-- WHAT YOU HAVE TO DO --
Pick out each line of the records in which the word "this" appears.

-- MATERIAL TO PROCESS --
====================
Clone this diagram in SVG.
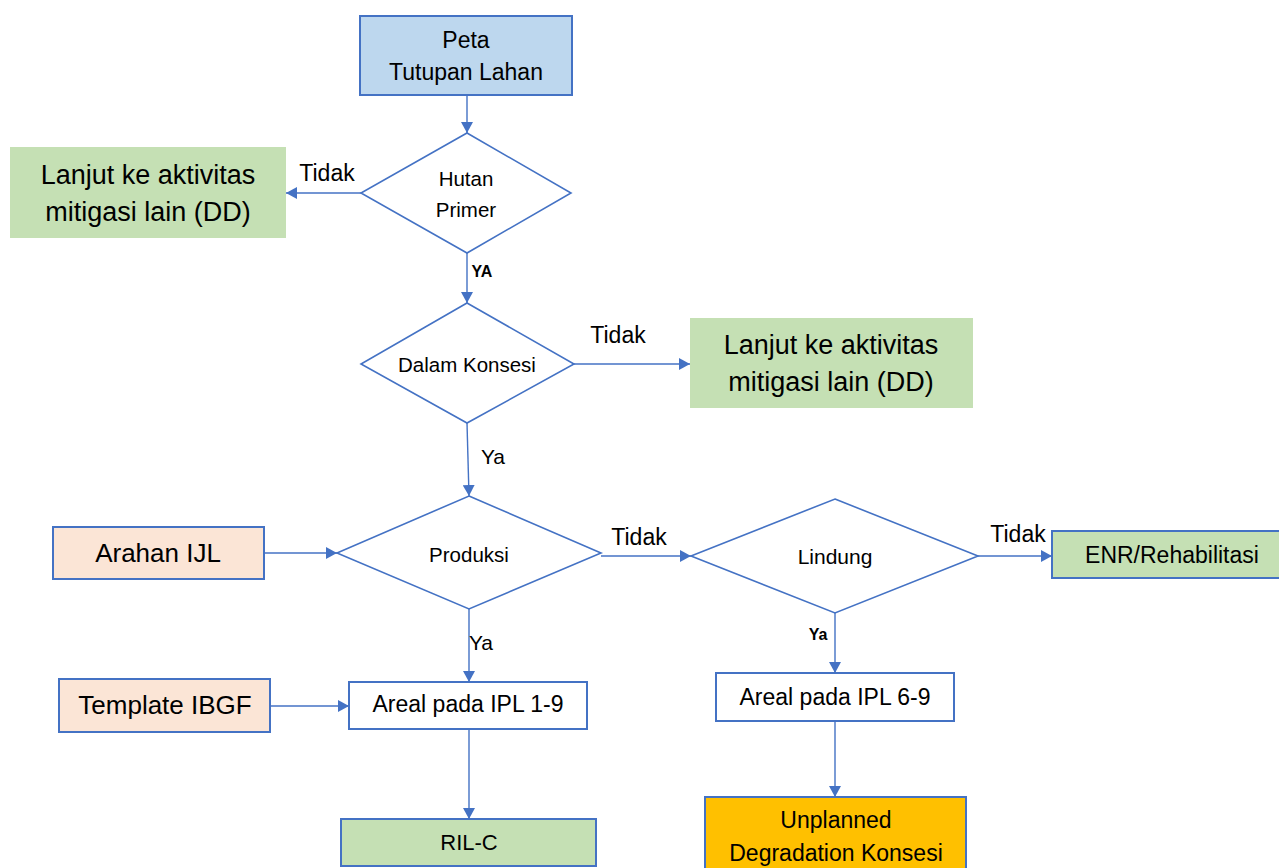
====================
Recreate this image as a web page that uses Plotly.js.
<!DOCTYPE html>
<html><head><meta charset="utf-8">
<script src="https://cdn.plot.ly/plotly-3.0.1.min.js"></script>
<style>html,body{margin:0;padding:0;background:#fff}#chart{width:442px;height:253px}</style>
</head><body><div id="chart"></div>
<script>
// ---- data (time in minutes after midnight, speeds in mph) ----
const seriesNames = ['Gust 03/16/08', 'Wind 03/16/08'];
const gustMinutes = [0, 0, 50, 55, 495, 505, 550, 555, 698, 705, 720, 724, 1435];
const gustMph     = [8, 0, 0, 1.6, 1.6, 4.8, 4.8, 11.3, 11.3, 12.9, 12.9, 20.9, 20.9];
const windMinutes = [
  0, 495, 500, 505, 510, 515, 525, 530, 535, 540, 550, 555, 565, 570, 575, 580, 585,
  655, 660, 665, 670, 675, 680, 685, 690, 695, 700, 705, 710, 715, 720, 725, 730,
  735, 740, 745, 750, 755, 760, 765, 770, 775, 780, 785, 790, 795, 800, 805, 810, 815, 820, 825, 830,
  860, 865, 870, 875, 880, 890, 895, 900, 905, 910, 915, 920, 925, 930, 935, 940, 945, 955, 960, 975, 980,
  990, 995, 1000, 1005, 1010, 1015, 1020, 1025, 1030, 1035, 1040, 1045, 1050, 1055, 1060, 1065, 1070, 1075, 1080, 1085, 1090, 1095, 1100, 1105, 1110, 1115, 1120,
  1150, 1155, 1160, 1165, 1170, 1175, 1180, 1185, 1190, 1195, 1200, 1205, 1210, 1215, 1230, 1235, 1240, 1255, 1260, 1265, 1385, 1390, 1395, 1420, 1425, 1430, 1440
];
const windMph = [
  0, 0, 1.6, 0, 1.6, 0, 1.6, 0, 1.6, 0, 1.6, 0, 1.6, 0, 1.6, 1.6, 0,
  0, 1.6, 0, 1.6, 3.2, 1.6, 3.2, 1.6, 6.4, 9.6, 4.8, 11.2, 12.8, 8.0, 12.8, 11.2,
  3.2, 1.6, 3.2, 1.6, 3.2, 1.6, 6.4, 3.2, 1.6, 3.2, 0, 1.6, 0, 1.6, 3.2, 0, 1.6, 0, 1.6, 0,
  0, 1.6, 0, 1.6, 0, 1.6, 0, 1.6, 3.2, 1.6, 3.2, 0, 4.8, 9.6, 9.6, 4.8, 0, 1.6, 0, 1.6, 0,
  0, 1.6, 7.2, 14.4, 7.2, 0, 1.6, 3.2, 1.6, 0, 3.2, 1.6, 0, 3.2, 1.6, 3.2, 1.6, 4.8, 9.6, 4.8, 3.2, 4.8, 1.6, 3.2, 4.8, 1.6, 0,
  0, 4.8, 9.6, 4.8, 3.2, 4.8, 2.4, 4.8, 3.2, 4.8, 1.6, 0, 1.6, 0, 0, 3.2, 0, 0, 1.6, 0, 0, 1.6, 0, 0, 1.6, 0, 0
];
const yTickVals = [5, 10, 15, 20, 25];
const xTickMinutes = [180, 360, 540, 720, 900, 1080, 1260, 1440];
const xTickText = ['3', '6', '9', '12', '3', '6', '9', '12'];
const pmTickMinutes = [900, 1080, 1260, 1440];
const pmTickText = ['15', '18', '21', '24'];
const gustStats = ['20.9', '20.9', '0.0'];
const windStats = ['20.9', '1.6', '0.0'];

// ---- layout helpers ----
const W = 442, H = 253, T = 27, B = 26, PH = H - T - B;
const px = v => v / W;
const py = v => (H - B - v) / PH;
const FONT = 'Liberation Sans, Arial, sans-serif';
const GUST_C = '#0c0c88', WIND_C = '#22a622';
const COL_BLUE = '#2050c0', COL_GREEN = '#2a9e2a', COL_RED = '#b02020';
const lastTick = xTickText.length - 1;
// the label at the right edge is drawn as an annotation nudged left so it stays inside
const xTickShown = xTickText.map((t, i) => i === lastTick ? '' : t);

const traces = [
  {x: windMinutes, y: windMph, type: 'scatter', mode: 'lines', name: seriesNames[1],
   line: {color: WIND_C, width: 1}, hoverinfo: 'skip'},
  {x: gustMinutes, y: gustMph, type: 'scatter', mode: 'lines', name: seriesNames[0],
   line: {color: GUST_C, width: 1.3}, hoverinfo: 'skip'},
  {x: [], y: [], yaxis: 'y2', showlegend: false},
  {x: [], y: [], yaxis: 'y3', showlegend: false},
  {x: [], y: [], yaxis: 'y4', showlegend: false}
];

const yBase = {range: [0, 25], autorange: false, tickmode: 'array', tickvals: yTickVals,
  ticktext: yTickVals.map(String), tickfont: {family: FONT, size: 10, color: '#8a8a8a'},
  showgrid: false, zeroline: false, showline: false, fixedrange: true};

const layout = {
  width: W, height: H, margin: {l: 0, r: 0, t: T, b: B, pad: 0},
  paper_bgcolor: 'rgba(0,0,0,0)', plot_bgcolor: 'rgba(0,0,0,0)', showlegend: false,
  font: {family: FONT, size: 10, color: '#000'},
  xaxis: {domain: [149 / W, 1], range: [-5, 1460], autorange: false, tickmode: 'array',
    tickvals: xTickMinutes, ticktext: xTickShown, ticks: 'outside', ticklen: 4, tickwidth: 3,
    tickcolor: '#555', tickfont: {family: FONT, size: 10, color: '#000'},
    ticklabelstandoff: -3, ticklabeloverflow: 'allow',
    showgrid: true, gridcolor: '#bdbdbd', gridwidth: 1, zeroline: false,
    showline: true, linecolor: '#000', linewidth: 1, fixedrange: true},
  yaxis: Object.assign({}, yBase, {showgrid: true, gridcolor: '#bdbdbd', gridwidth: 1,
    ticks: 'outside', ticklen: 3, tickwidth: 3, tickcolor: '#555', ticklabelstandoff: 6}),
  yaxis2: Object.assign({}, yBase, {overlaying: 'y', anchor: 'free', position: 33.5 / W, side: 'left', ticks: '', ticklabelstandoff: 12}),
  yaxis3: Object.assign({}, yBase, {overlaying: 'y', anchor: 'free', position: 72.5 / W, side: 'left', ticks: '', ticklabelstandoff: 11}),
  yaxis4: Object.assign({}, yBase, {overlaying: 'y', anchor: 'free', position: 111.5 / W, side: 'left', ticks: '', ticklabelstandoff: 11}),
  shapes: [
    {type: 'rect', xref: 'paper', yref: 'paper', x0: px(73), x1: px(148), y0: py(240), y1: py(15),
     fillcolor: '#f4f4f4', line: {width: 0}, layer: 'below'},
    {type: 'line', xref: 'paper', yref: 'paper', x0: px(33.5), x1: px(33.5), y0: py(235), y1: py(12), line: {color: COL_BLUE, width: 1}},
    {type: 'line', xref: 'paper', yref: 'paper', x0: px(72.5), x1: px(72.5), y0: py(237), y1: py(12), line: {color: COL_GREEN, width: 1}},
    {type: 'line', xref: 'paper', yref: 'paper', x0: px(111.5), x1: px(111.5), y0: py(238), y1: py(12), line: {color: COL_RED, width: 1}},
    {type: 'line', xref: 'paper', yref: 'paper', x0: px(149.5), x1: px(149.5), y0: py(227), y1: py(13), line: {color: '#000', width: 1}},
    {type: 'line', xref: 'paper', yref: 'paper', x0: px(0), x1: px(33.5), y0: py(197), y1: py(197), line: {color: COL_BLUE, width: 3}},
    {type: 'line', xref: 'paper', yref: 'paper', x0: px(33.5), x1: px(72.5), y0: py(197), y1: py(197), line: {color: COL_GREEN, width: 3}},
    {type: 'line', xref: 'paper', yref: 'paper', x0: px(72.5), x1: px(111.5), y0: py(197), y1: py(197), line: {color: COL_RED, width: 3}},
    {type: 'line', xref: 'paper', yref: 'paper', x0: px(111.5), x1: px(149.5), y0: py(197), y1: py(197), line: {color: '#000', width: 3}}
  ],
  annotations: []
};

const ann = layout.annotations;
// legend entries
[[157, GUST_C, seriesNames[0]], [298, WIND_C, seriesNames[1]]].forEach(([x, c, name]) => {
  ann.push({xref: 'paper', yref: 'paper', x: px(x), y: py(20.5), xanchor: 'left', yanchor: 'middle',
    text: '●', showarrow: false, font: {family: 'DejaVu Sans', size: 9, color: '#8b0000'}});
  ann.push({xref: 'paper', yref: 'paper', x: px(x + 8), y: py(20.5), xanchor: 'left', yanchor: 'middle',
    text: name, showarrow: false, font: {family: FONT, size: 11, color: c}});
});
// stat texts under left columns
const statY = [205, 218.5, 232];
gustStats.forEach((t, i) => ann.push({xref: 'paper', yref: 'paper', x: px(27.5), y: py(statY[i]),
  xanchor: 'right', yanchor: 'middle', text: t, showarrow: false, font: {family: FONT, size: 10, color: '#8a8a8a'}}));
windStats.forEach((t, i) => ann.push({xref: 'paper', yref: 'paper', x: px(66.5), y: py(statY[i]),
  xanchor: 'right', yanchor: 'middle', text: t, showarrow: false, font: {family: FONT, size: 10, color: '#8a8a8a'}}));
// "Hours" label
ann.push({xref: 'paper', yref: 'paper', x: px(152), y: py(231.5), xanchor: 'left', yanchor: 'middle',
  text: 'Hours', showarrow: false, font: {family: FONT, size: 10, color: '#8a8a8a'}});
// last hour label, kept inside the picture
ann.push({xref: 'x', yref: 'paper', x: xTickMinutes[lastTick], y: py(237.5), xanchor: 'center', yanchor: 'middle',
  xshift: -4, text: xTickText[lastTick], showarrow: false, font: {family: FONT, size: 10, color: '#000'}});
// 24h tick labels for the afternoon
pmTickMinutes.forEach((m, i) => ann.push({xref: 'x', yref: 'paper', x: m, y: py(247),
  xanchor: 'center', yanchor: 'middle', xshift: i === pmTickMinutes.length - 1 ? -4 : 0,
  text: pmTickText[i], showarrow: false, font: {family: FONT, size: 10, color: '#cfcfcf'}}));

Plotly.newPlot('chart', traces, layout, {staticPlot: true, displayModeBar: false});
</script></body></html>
====================
-- FULL RESPONSE --
Clone this diagram in SVG.
Recreate this image as a web page that uses Plotly.js.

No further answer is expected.